We have excellent visibility into the staffing profile and the timing of the transitions which provides us with high confidence in our forward projections on these efforts. As you may recall this $97 million program was hotly pursued by virtually all of the ITES-2S primes reflecting the strategic importance of the work being performed and the competitive positioning that it provides to the contractor doing the work. We are pleased with the way in which we have implemented the program in the first six months and even more importantly the customer is very pleased with the professional manner in which we have executed our transition plan.

Similarly at the end of the first quarter we announced the win of the $94 million ITES-2S Gulf Region Division IT support services contract. That program is now fully staffed and is at its full run rate. Staffing for positions in Iraq are being performed by Viatech, one our ITES-2S teaming partners who has in country staff as well as strong experience and presence with its core of engineer customers.
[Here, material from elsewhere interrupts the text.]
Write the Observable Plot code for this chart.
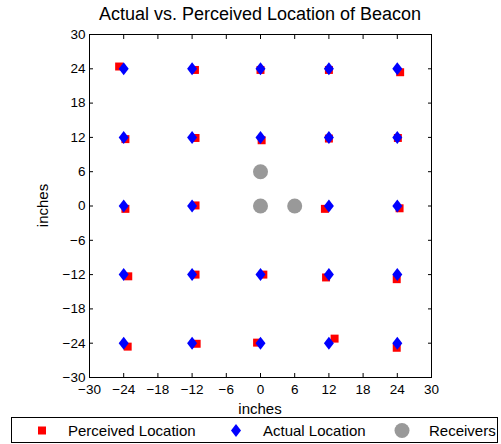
<!DOCTYPE html>
<html>
<head>
<meta charset="utf-8">
<script src="https://cdn.jsdelivr.net/npm/d3@7"></script>
<script src="https://cdn.jsdelivr.net/npm/@observablehq/plot@0.6"></script>
<style>
  html, body { margin: 0; padding: 0; background: white; }
  #chart { width: 501px; height: 444px; }
</style>
</head>
<body>
<div id="chart"></div>
<script>
// ---- data ----
const tickValues = [-30, -24, -18, -12, -6, 0, 6, 12, 18, 24, 30];

const actualX = [-24, -12, 0, 12, 24,  -24, -12, 0, 12, 24,  -24, -12, 12, 24,  -24, -12, 0, 12, 24,  -24, -12, 0, 12, 24];
const actualY = [ 24,  24, 24, 24, 24,   12,  12, 12, 12, 12,    0,   0,  0,  0,  -12, -12, -12, -12, -12,  -24, -24, -24, -24, -24];

const perceivedX = [-24.8, -11.5, 0.0, 12.0, 24.5,  -23.7, -11.4, 0.2, 12.0, 24.1,  -23.7, -11.4, 11.3, 24.4,  -23.2, -11.4, 0.5, 11.5, 23.9,  -23.3, -11.2, -0.6, 13.0, 23.9];
const perceivedY = [ 24.4,  23.8, 23.8, 23.8, 23.4,   11.7,  11.9, 11.5, 11.8, 11.9,   -0.5,   0.1, -0.5, -0.4,  -12.3, -12.0, -12.0, -12.5, -12.8,  -24.6, -24.1, -23.9, -23.2, -24.8];

const receiverX = [0, 0, 6];
const receiverY = [6, 0, 0];

const titleText = "Actual vs. Perceived Location of Beacon";
const xLabel = "inches";
const yLabel = "inches";
const legendLabels = ["Perceived Location", "Actual Location", "Receivers"];
const colors = {perceived: "#ff0000", actual: "#0000ff", receivers: "#999999"};

// ---- build tables ----
const perceived = perceivedX.map((x, i) => ({x, y: perceivedY[i]}));
const actual = actualX.map((x, i) => ({x, y: actualY[i]}));
const receivers = receiverX.map((x, i) => ({x, y: receiverY[i]}));

const tallDiamond = {
  draw(context, size) {
    const r = Math.sqrt(size / Math.PI);
    const w = r * 0.77;
    context.moveTo(0, -r);
    context.lineTo(w, 0);
    context.lineTo(0, r);
    context.lineTo(-w, 0);
    context.closePath();
  }
};

const fmt = d => (d < 0 ? "\u2212" + Math.abs(d) : String(d));
const FONT = "'Liberation Sans', Arial, Helvetica, sans-serif";

const W = 501, H = 444;
const mL = 89, mR = 70, mT = 34, mB = 67;

const chart = Plot.plot({
  width: W, height: H,
  marginTop: mT, marginBottom: mB, marginLeft: mL, marginRight: mR,
  x: {domain: [-30, 30]},
  y: {domain: [-30, 30]},
  style: {fontFamily: FONT, fontSize: "13.5px", color: "black", background: "white"},
  marks: [
    Plot.axisX(tickValues, {anchor: "bottom", tickSize: -4, tickPadding: 11, tickFormat: fmt, label: null, stroke: "black"}),
    Plot.axisX(tickValues, {anchor: "top", tickSize: -4, tickFormat: () => "", label: null, stroke: "black"}),
    Plot.axisY(tickValues, {anchor: "left", tickSize: -4, tickPadding: 8, tickFormat: fmt, label: null, stroke: "black"}),
    Plot.axisY(tickValues, {anchor: "right", tickSize: -4, tickFormat: () => "", label: null, stroke: "black"}),
    Plot.frame({stroke: "black", strokeWidth: 1}),
    Plot.dot(perceived, {x: "x", y: "y", symbol: "square", r: 4.5, fill: colors.perceived, stroke: null}),
    Plot.dot(actual, {x: "x", y: "y", symbol: tallDiamond, r: 6.5, fill: colors.actual, stroke: null}),
    Plot.dot(receivers, {x: "x", y: "y", symbol: "circle", r: 7.5, fill: colors.receivers, stroke: null})
  ]
});

document.getElementById("chart").appendChild(chart);

// ---- title, axis labels, legend added to the same SVG ----
const svg = d3.select(chart);
const cx = mL + (W - mL - mR) / 2;
const cy = mT + (H - mT - mB) / 2;

svg.append("text").attr("x", cx).attr("y", 20).attr("text-anchor", "middle")
  .style("font-family", FONT).style("font-size", "18px").attr("fill", "black").text(titleText);

svg.append("text").attr("x", cx).attr("y", 414).attr("text-anchor", "middle")
  .style("font-family", FONT).style("font-size", "15px").attr("fill", "black").text(xLabel);

svg.append("text").attr("transform", `translate(48,${cy}) rotate(-90)`).attr("text-anchor", "middle")
  .style("font-family", FONT).style("font-size", "15px").attr("fill", "black").text(yLabel);

const lg = svg.append("g");
lg.append("rect").attr("x", 11.5).attr("y", 417.5).attr("width", 486).attr("height", 25)
  .attr("fill", "white").attr("stroke", "black").attr("stroke-width", 1);
const ly = 430.5;
lg.append("rect").attr("x", 38).attr("y", ly - 4).attr("width", 8).attr("height", 8).attr("fill", colors.perceived);
lg.append("path").attr("d", `M236,${ly - 6.5}L241,${ly}L236,${ly + 6.5}L231,${ly}Z`).attr("fill", colors.actual);
lg.append("circle").attr("cx", 402).attr("cy", ly).attr("r", 7.5).attr("fill", colors.receivers);
const textXs = [68, 263, 429];
legendLabels.forEach((t, i) => {
  lg.append("text").attr("x", textXs[i]).attr("y", ly + 5.5).attr("text-anchor", "start")
    .style("font-family", FONT).style("font-size", "15px").attr("fill", "black").text(t);
});
</script>
</body>
</html>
Let me now make a couple of comments about the overall business environment for 2008. As mentioned earlier new business activity has picked up considerably in the first half of 2008 as reflected in the number of requests for proposals that have been released in our addressable market space. We believe this increased activity is a reflection of the existence of improved spending bills for the civilian agencies and for DOD and is now further supported by the passage of the War Supplemental Spending Bill which should help drive order flow through the third quarter.

There does remain however a number of issues that may impact our marketplace including uncertainty with respect to the elections and the impact of a new administration, the timing of the phase down of Iraq troops, an increase in the number of small business set aside procurements and changes in acquisition regulations enacted under the National Defense Authorization Act which now allows the protesting of Task Orders. Previously Task Orders under GWAC contract vehicles were not allowed to be protested.

Looking forward to 2009 passage of the FY09 budget is likely to be impacted by political agendas as well as the November Presidential election. Clearly there is a real likelihood of continuing resolutions in 2009 for civilian and DOD agencies. Passage of the second installment of the FY09 War Supplemental Spending Bill is likely to incur similar delays. We are nevertheless encouraged by the increased activity in our addressable market areas and believe that our market areas will continue to offer NCI good opportunity for both progressive engagement and market share expansion consistent with our stated goal of 10% to 15% long term sustained organic growth. We also believe that the market areas we are in and the customer sets we support will continue to be well funded throughout 2008 and 2009.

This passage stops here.